I have always taught in structures because my brain works in structures. Everything fits into a category and has a logical place, and over time I have realised this is a significant part of why my students succeed.
Over the years, educational trends have come and gone. Growth mindset, learning styles, discovery learning, various waves of pedagogical fashion. Many contain useful ideas and I have explored them thoughtfully. But I always return to the same foundation: students learn most securely when knowledge is built into organised, reinforced schemas.
Cognitive psychology tells us that we organise knowledge into schemas, mental frameworks that help us encode, store and retrieve information efficiently. When new material fits into an existing structure, cognitive load reduces and learning strengthens. Research from Bartlett’s early work on schema theory through to Rumelhart’s models of organised knowledge, alongside Sweller’s cognitive load theory, consistently shows that learners retain and apply information more effectively when it connects to a coherent framework rather than isolated facts.

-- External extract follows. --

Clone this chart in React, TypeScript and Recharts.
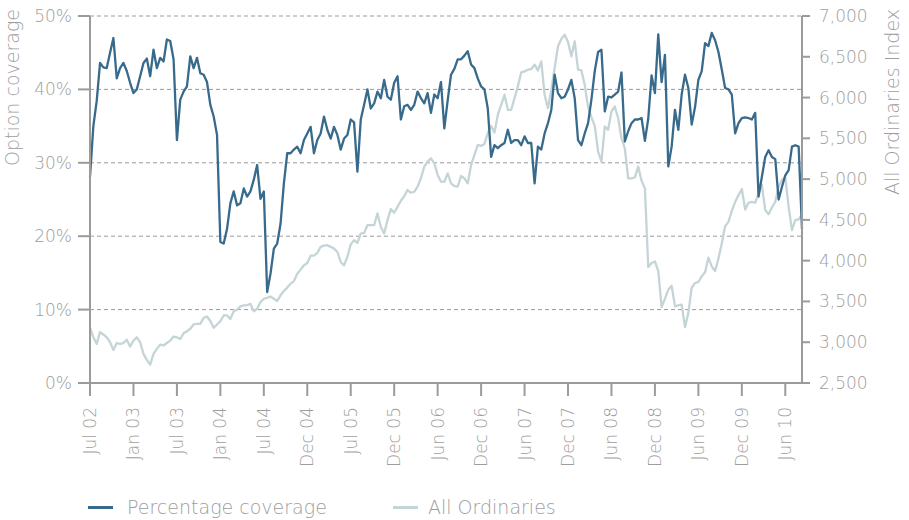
import { LineChart, Line, XAxis, YAxis, CartesianGrid } from 'recharts'

// tick labels, one every 13 points (26 weeks)
const tickLabels = [
  'Jul 02', 'Jan 03', 'Jul 03', 'Jan 04', 'Jul 04', 'Dec 04', 'Jul 05', 'Dec 05', 'Jun 06',
  'Dec 06', 'Jun 07', 'Dec 07', 'Jun 08', 'Dec 08', 'Jun 09', 'Dec 09', 'Jun 10'
]

// option coverage (%), fortnightly from Jul 2002
const coverage = [
  28.1, 35, 38.4, 43.6, 43, 42.9, 45, 47, 41.5, 42.9, 43.6, 42.5, 40.9,
  39.5, 40, 41.8, 43.6, 44.2, 41.8, 45.4, 42.9, 44.3, 43.8, 46.8, 46.6, 44.1,
  33.1, 38.6, 39.7, 40.4, 44.5, 42.9, 44.3, 42.2, 42, 41, 37.9, 36.3, 33.8,
  19.2, 19, 21, 24.5, 26.1, 24.2, 24.5, 26.5, 25.4, 26.1, 27.7, 29.7, 25.1,
  26.1, 12.4, 14.9, 18.3, 19, 21.7, 27.2, 31.3, 31.3, 31.8, 32.2, 31.3, 33.1,
  34, 34.9, 31.3, 33.1, 34, 36.3, 34.5, 33.3, 34.9, 33.8, 31.8, 33.3, 33.8,
  35.9, 35.5, 28.8, 35.9, 37.9, 40, 37.4, 38.1, 39.7, 38.8, 41.3, 39, 38.6,
  40.9, 41.8, 35.9, 37.7, 37.9, 37.2, 37.9, 39.7, 38.8, 38.1, 39.5, 36.8, 39.3,
  38.8, 41, 34.7, 38.5, 42, 42.8, 44.1, 44.1, 44.6, 45.2, 43.4, 42.9, 41.5,
  40.4, 40, 37.4, 30.8, 32.4, 32, 32.4, 32.7, 34.5, 32.7, 33.1, 33.1, 32.4,
  33.6, 32.7, 32.7, 27.2, 32.2, 31.8, 34, 35.4, 37.2, 42, 39.5, 38.8, 39,
  40, 41.3, 38.8, 33.1, 32.4, 34, 35.4, 38.6, 42.5, 45.1, 45.4, 37, 39,
  38.9, 39.3, 39.7, 42.3, 32.9, 34.3, 35.4, 35.9, 35.9, 36.1, 33, 36, 41.9,
  39.5, 47.5, 41, 44.7, 29.5, 32.2, 37.2, 34.5, 39.3, 42, 40.2, 35.2, 37.6,
  41.3, 42.5, 46.3, 45.9, 47.7, 46.7, 45.1, 42.7, 40.2, 40, 39.3, 34, 35.4,
  36.1, 36.2, 36.1, 35.9, 36.8, 25.4, 28.1, 30.8, 31.7, 30.8, 30.5, 25, 26.7,
  28.3, 29, 32.2, 32.4, 32.2, 21
]

// All Ordinaries index, same dates
const allOrds = [
  3180, 3060, 2980, 3123, 3095, 3060, 3000, 2906, 2990, 2980, 2990, 3030, 2947,
  3020, 3060, 3000, 2857, 2783, 2725, 2857, 2918, 2970, 2960, 2990, 3020, 3070,
  3060, 3040, 3110, 3135, 3165, 3218, 3225, 3225, 3300, 3316, 3260, 3177, 3218,
  3258, 3328, 3328, 3287, 3380, 3398, 3440, 3451, 3455, 3470, 3380, 3410, 3492,
  3533, 3545, 3560, 3533, 3505, 3575, 3628, 3670, 3718, 3750, 3840, 3890, 3943,
  3972, 4062, 4062, 4095, 4170, 4185, 4190, 4169, 4148, 4107, 3984, 3943, 4046,
  4200, 4250, 4218, 4333, 4340, 4435, 4435, 4435, 4580, 4415, 4333, 4497, 4632,
  4587, 4660, 4735, 4792, 4866, 4833, 4845, 4907, 5010, 5153, 5214, 5255, 5194,
  5050, 4968, 4968, 5070, 4948, 4915, 4907, 5038, 5010, 4948, 5173, 5296, 5419,
  5407, 5431, 5563, 5653, 5571, 5788, 5911, 6034, 5850, 5850, 5993, 6137, 6309,
  6321, 6342, 6350, 6403, 6333, 6444, 6034, 5870, 6096, 6362, 6629, 6719, 6770,
  6680, 6506, 6690, 6342, 6333, 6157, 5882, 5760, 5653, 5337, 5214, 5645, 5604,
  5829, 5891, 5747, 5501, 5378, 5010, 5010, 5022, 5153, 4981, 4886, 3923, 3972,
  3990, 3873, 3430, 3533, 3644, 3693, 3440, 3451, 3460, 3185, 3360, 3668, 3726,
  3738, 3808, 3857, 4037, 3931, 3873, 4025, 4210, 4423, 4476, 4612, 4718, 4804,
  4878, 4628, 4710, 4722, 4710, 4825, 4927, 4620, 4570, 4652, 4722, 4907, 4989,
  5022, 4660, 4374, 4497, 4505, 4570
]

const leftTicks = [0, 10, 20, 30, 40, 50]
const rightTicks = [2500, 3000, 3500, 4000, 4500, 5000, 5500, 6000, 6500, 7000]

const AXIS = '#9b9b9b'
const TEXT = '#9d9d9d'
const DARK = '#386a8b'
const LIGHT = '#c4d4d7'
const FONT = '"DejaVu Sans", sans-serif'

const data = coverage.map((v, i) => ({ idx: i, coverage: v, allOrds: allOrds[i] }))

// rotated date label under each tick
function DateTick({ x, y, payload }: any) {
  const label = tickLabels[payload.value / 13] ?? ''
  return (
    <g transform={`translate(${x},${y + 9})`}>
      <text x={0} y={0} dy={6} transform="rotate(-90)" textAnchor="end"
        fill={TEXT} fontSize={17} fontFamily={FONT} fontWeight={200}>
        {label}
      </text>
    </g>
  )
}

const tickStyle = { fill: TEXT, fontSize: 17, fontFamily: FONT, fontWeight: 200 }
const lineStyle = { stroke: AXIS, strokeWidth: 2 }

export default function App() {
  return (
    <div style={{ position: 'relative', width: 909, height: 520, fontFamily: FONT }}>
      <style>{'body { margin: 0; }'}</style>
      <LineChart width={909} height={483} data={data} margin={{ top: 16, right: 0, bottom: 0, left: 0 }}>
        <CartesianGrid yAxisId="left" vertical={false} stroke={AXIS} strokeDasharray="4 3" />
        <XAxis dataKey="idx" interval={12} tick={<DateTick />} height={100} tickSize={13}
          axisLine={lineStyle} tickLine={lineStyle} />
        <YAxis yAxisId="left" domain={[0, 50]} ticks={leftTicks} tickFormatter={(v) => `${v}%`}
          width={90} tickSize={12} tickMargin={6} tick={tickStyle}
          axisLine={lineStyle} tickLine={lineStyle} />
        <YAxis yAxisId="right" orientation="right" domain={[2500, 7000]} ticks={rightTicks}
          tickFormatter={(v) => v.toLocaleString('en-US')}
          width={107} tickSize={8} tickMargin={9} tick={tickStyle}
          axisLine={lineStyle} tickLine={lineStyle} />
        <Line yAxisId="right" dataKey="allOrds" stroke={LIGHT} strokeWidth={2.3} dot={false}
          strokeLinejoin="round" isAnimationActive={false} />
        <Line yAxisId="left" dataKey="coverage" stroke={DARK} strokeWidth={2.3} dot={false}
          strokeLinejoin="round" isAnimationActive={false} />
      </LineChart>

      {/* axis titles */}
      <svg width={909} height={240} style={{ position: 'absolute', left: 0, top: 0, pointerEvents: 'none' }}>
        <text transform="translate(18.5,9) rotate(-90)" textAnchor="end" fill={TEXT}
          fontSize={19} fontFamily={FONT} fontWeight={200}>Option coverage</text>
        <text transform="translate(899,9) rotate(-90)" textAnchor="end" fill={TEXT}
          fontSize={19} fontFamily={FONT} fontWeight={200}>All Ordinaries Index</text>
      </svg>

      {/* legend */}
      <div style={{ position: 'absolute', left: 0, top: 495, width: 909, height: 24, fontSize: 19, fontWeight: 200, color: TEXT, lineHeight: '24px', whiteSpace: 'nowrap' }}>
        <span style={{ position: 'absolute', left: 88, top: 11, width: 25, height: 3, background: DARK }} />
        <span style={{ position: 'absolute', left: 127, top: 0 }}>Percentage coverage</span>
        <span style={{ position: 'absolute', left: 393, top: 11, width: 25, height: 3, background: LIGHT }} />
        <span style={{ position: 'absolute', left: 428, top: 0 }}>All Ordinaries</span>
      </div>
    </div>
  )
}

In class and tutoring, I reinforce this constantly. We recall essay plans from memory, redraw diagrams, map topics back onto the specification, and repeatedly ask, “Where does this fit?” AO1 has a defined role, AO3 has a defined structure, and application has a precise function. Nothing is vague and nothing is accidental. Students know exactly what a high-level answer looks like and where each component belongs, which allows them to think more deeply rather than guess what the examiner wants.
I believe this structured approach, where knowledge is categorised, practised and reinforced until it becomes automatic, is one of the reasons 45% of my students achieved an A* last year. Structure does not limit thinking; it enables it. Once the framework is secure, confidence and nuance can grow.